Susan has come to do public speaking, and her talks focus on surviving and coping with loss. It was not just surviving in the water on that fateful day, but surviving over the decades to come.

“Public speaking was one of my greatest fears, and I struggled to overcome it. It was right up there with sharks, boats and, of course, water”.


Photo courtesy of Jason Edwards Herald Sun.

It happened in 2015. A challenge from a friend. “I challenge you to swim the Lorne Pier to Pub”.

“Water is my biggest fear. I didn’t own bathers. I didn’t own goggles. I didn’t own a towel,” said Susan.

“But I had given my word, and I was going to do my best.”

Water was incredibly confronting for Susan. In the beginning, she could hardly do two laps of the pool without succumbing to the anxiety and having to clamber out.

For months she trained, only swimming side-stroke and back-stroke. The idea of putting her head underwater by swimming freestyle was just too much to bear.

Then Susan met Peter Hendriks who offered to train her free of charge. They would swim together daily and over time she got stronger and stronger.

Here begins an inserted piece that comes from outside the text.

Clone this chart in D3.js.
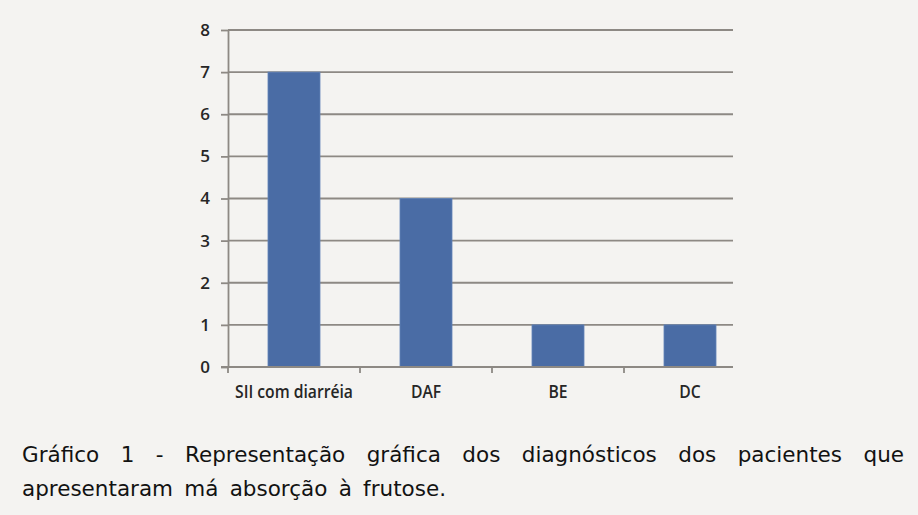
<!DOCTYPE html>
<html>
<head>
<meta charset="utf-8">
<script src="https://cdn.jsdelivr.net/npm/d3@7"></script>
<style>
  html, body { margin: 0; padding: 0; background: #f4f3f1; }
  svg { display: block; }
</style>
</head>
<body>
<svg id="chart" width="918" height="515"></svg>
<script>
// ---- data ----
const categories = ["SII com diarréia", "DAF", "BE", "DC"];
const values = [7, 4, 1, 1];
const yTicks = [0, 1, 2, 3, 4, 5, 6, 7, 8];
const captionLine1 = ["Gráfico", "1", "-", "Representação", "gráfica", "dos", "diagnósticos", "dos", "pacientes", "que"];
const captionLine2 = ["apresentaram", "má", "absorção", "à", "frutose."];

// ---- layout ----
const svg = d3.select("#chart");
const W = 918, H = 515;
svg.append("rect").attr("width", W).attr("height", H).attr("fill", "#f4f3f1");

const x0 = 228, gridRight = 733;
const x = d3.scaleBand().domain(categories).range([x0, x0 + 528]).paddingInner(0.606).paddingOuter(0.303);
const y = d3.scaleLinear().domain([0, 8]).range([367, 30]);

const gridColor = "#8d8984";
const labelFont = "'Open Sans', 'Liberation Sans', Arial, sans-serif";

// gridlines
svg.append("g").selectAll("line").data(yTicks.filter(d => d > 0)).join("line")
  .attr("x1", x0).attr("x2", gridRight)
  .attr("y1", d => y(d)).attr("y2", d => y(d))
  .attr("stroke", gridColor).attr("stroke-width", 1.8);

// bars
svg.append("g").selectAll("rect").data(values).join("rect")
  .attr("x", (d, i) => x(categories[i]))
  .attr("y", d => y(d))
  .attr("width", x.bandwidth())
  .attr("height", d => y(0) - y(d))
  .attr("fill", "#4a6ca5")
  .attr("stroke", "#6384b8").attr("stroke-width", 0.8);

// y axis
const yAxis = d3.axisLeft(y).tickValues(yTicks).tickSize(7).tickPadding(11).tickSizeOuter(0);
const gy = svg.append("g").attr("transform", `translate(${x0},0)`).call(yAxis);
gy.select(".domain").attr("stroke", gridColor).attr("stroke-width", 1.8);
gy.selectAll(".tick line").attr("stroke", gridColor).attr("stroke-width", 1.8);
gy.selectAll(".tick text")
  .style("fill", "#262626").style("font-family", labelFont)
  .style("font-weight", "600").style("font-size", "17px");

// x axis baseline
svg.append("line").attr("x1", x0 - 7).attr("x2", gridRight)
  .attr("y1", y(0)).attr("y2", y(0)).attr("stroke", gridColor).attr("stroke-width", 1.8);

// x ticks at band boundaries
const step = x.step();
svg.append("g").selectAll("line").data(categories).join("line")
  .attr("x1", (d, i) => x0 + i * step).attr("x2", (d, i) => x0 + i * step)
  .attr("y1", y(0)).attr("y2", y(0) + 6)
  .attr("stroke", gridColor).attr("stroke-width", 1.8);

// category labels
const catTexts = svg.append("g").selectAll("text").data(categories).join("text")
  .text(d => d)
  .attr("text-anchor", "middle")
  .style("font-family", labelFont)
  .style("font-size", "17.5px")
  .style("font-weight", "600")
  .style("fill", "#262626");
const firstW = catTexts.node().getComputedTextLength();
const catK = 118 / firstW;
catTexts.attr("transform", d => `translate(${x(d) + x.bandwidth() / 2},398) scale(${catK},1)`);

// caption (justified, two lines)
const capG = svg.append("g").attr("transform", "translate(22,0)");
const fontCap = "'DejaVu Sans', Verdana, sans-serif";
const capSize = "21.5px";
function addWords(list, cls, baseY) {
  return capG.selectAll("text." + cls).data(list).join("text")
    .attr("class", cls).text(d => d)
    .style("font-family", fontCap).style("font-size", capSize).style("fill", "#121212")
    .attr("y", baseY);
}
const w1 = addWords(captionLine1, "a", 462);
const w2 = addWords(captionLine2, "b", 496);
function layout(sel, lineW) {
  const widths = [];
  sel.each(function () { widths.push(this.getComputedTextLength()); });
  const gap = (lineW - d3.sum(widths)) / (widths.length - 1);
  let cx = 0;
  sel.attr("x", (d, i) => { const px = cx; cx += widths[i] + gap; return px; });
}
layout(w1, 904 - 22);
layout(w2, 446 - 22);
</script>
</body>
</html>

“I had this fear of water because it claimed my family. In the end water made me feel closer to them. Almost like I was being reunited with them when I was in the water”.

After 14 months of training, Susan successfully completed the Pier to Pub in January 2017.

Next came the “Rip Swim” in February 2017.

“I would stand on the shore and reflect on how far I had come, but I felt I needed more,” said Susan.

After another 18 months of training Susan was part of a relay team that swam the English Channel in August 2018.

“I was actually the one to reach France,” said Susan.

“Once we got close, the waves picked up. My old fears came back, and I had to reach deep down to get there. I finally made it to the rocks. I was spent.”

Susan has no plans to stop there. The Rottnest Island swim beckons; a 19.7 kilometre open water swim.

She also hopes to swim the Strait of Gibraltar and has plans to swim the English Channel solo.

“I feel my family are with me. I feel they have been with me with all the things I have done. I push myself for them; for their memory. And I can feel them cheering me on”.